→ **Data lines**
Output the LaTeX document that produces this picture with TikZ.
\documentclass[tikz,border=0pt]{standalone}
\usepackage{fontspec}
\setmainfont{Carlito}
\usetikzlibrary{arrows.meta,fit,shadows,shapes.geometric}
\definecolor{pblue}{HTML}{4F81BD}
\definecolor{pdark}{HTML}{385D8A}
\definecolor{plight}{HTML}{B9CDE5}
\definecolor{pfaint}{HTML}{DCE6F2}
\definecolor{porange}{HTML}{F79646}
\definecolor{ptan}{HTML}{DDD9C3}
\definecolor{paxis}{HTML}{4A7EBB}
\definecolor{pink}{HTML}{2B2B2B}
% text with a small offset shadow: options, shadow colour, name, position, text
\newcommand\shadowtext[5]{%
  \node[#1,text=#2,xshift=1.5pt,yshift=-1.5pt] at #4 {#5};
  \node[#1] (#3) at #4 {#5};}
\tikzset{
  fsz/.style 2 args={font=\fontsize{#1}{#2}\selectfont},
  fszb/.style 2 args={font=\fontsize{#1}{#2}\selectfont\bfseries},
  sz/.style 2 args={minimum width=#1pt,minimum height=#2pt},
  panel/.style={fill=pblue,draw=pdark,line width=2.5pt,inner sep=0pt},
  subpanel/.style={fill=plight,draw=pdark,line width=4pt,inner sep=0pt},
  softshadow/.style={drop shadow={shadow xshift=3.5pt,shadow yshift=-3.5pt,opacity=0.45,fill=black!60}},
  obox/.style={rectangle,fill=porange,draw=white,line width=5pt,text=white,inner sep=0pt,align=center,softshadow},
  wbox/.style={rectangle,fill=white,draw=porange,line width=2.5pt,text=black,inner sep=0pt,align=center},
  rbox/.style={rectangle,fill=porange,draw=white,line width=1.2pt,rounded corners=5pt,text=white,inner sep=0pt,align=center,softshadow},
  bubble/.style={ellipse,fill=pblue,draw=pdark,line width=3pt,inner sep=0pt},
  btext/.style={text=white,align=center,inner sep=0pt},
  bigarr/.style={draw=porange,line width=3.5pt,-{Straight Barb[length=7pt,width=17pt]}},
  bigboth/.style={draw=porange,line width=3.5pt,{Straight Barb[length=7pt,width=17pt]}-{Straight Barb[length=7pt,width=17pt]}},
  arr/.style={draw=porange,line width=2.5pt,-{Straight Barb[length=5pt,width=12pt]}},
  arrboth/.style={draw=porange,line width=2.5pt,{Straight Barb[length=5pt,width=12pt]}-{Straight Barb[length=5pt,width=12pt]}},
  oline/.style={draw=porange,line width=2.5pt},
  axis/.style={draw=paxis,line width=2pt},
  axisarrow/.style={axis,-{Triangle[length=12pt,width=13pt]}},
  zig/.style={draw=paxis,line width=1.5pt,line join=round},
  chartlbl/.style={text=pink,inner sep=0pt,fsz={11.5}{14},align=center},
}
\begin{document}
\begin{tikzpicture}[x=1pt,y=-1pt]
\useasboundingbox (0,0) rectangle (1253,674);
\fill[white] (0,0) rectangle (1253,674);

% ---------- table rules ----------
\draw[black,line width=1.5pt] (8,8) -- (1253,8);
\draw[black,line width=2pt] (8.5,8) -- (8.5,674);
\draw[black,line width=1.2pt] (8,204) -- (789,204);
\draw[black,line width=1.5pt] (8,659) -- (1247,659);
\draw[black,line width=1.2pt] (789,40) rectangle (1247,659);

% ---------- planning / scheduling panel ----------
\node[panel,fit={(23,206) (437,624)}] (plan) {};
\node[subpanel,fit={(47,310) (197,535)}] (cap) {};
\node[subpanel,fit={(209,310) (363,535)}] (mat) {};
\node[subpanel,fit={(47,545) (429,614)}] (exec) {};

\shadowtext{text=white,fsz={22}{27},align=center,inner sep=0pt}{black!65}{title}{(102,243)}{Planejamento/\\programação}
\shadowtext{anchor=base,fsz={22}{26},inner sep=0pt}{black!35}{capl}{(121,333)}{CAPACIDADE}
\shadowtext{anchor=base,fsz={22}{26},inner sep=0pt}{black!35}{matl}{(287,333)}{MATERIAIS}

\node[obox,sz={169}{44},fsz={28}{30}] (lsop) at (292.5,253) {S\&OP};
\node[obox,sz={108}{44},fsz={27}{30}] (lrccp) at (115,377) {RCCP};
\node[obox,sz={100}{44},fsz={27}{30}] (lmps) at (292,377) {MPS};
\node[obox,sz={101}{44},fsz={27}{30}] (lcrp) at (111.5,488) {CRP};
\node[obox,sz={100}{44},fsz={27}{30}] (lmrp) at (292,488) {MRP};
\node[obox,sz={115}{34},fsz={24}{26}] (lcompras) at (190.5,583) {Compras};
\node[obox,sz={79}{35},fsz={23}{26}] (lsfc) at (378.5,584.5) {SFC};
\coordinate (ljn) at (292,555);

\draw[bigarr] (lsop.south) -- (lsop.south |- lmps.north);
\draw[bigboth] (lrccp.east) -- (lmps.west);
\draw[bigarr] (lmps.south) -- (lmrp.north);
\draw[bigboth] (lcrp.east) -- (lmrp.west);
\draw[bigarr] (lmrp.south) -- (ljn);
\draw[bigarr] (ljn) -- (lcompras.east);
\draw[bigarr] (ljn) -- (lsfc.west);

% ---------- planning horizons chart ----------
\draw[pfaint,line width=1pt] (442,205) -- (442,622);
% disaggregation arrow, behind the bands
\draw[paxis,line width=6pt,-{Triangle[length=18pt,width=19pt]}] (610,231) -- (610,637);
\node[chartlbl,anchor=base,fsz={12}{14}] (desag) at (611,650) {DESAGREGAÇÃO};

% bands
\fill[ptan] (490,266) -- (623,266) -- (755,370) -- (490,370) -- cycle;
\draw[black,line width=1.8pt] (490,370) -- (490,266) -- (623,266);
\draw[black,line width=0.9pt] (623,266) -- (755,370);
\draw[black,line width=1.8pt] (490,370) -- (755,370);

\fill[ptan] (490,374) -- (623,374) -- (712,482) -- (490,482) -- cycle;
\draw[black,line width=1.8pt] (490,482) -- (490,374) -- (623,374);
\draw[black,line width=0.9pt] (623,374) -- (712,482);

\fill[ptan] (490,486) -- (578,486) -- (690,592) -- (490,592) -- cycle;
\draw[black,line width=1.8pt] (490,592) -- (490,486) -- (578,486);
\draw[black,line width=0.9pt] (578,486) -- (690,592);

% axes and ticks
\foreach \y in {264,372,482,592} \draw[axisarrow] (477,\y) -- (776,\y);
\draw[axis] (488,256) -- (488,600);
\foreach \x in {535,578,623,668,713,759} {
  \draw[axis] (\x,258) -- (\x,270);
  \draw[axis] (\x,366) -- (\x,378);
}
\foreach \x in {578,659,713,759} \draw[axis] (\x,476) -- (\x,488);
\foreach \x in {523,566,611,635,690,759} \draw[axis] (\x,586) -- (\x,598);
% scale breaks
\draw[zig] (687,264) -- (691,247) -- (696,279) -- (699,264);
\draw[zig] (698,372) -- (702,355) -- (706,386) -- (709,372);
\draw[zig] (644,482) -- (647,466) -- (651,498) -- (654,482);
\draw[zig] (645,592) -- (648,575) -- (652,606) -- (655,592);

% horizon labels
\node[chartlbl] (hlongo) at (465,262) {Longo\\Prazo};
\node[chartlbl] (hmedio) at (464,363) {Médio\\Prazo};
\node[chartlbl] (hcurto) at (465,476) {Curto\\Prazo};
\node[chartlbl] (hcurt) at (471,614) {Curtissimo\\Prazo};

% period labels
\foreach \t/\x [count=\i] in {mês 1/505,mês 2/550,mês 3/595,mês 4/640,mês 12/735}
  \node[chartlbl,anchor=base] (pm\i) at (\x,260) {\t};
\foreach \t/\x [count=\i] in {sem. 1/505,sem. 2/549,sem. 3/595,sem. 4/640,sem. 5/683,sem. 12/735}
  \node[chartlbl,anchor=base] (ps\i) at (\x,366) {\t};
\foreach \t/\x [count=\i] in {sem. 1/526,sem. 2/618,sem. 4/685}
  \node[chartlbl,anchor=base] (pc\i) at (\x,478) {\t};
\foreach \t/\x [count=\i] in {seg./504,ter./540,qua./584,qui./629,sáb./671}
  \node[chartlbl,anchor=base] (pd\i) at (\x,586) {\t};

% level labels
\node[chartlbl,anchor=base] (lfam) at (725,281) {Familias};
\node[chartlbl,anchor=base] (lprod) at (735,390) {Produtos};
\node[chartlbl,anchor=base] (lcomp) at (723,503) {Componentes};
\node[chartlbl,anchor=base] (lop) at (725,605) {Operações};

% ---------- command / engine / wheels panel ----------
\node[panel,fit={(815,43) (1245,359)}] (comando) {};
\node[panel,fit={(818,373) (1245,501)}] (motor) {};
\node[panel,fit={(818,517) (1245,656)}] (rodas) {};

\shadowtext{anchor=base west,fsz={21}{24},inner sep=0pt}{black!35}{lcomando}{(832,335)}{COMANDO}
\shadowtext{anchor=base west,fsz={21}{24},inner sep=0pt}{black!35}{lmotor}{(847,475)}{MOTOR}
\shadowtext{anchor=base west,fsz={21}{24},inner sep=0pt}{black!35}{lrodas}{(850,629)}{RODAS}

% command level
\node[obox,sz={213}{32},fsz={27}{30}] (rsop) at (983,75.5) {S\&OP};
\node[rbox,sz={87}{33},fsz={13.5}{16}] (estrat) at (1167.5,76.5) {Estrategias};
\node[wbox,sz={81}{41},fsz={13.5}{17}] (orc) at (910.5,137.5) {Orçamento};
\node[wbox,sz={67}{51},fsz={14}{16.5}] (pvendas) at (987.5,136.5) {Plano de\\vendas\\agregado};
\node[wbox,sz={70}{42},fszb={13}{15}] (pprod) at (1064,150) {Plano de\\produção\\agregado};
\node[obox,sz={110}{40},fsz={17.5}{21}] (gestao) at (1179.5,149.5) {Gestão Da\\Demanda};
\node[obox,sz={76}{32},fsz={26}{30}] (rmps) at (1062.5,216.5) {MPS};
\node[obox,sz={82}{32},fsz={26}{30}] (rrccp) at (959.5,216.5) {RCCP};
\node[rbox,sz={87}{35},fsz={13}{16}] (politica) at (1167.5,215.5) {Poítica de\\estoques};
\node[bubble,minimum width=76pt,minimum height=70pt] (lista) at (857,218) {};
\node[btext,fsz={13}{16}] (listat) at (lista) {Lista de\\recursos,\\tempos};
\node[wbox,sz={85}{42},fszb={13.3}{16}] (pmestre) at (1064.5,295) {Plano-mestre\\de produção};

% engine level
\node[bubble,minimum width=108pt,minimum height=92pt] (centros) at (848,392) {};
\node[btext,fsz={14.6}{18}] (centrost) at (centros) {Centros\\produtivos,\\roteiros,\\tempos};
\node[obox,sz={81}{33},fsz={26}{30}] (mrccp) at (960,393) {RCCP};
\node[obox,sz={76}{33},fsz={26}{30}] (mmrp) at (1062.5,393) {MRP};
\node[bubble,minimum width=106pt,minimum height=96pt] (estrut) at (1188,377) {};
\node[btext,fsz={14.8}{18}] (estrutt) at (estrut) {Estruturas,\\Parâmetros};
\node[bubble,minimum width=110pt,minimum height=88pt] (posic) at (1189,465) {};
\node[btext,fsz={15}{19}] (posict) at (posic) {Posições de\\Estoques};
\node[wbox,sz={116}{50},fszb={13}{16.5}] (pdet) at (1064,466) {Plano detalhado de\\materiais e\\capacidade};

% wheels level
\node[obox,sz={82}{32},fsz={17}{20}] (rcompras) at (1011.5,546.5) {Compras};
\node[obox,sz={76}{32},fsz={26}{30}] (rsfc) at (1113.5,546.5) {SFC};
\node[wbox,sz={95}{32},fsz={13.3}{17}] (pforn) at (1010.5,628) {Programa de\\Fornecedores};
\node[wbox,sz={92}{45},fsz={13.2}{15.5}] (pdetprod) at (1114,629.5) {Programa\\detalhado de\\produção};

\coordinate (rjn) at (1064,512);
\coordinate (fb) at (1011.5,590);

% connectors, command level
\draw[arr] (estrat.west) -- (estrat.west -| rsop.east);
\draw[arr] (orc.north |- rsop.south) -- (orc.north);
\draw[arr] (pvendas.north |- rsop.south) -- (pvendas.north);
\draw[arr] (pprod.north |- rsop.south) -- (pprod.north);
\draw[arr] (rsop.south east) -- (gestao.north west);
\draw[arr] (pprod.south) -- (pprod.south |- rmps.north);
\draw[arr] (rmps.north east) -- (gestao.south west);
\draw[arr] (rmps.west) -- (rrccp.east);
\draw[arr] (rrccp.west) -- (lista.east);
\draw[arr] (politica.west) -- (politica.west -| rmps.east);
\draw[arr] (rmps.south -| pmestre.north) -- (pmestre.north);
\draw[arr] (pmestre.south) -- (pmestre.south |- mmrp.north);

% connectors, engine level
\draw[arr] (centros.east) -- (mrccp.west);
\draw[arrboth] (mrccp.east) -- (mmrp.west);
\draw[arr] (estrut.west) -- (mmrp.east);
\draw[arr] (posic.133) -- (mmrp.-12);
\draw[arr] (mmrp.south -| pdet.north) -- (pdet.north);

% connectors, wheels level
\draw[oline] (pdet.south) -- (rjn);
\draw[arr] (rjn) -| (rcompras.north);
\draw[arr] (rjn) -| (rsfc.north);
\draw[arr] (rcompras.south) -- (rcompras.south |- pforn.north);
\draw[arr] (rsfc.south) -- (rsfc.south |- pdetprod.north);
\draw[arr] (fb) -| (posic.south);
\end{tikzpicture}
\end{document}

→ **Aim**
Report each line in the data that holds the word "with".

→ **Output of the exercise**
Output the LaTeX document that produces this picture with TikZ.
% text with a small offset shadow: options, shadow colour, name, position, text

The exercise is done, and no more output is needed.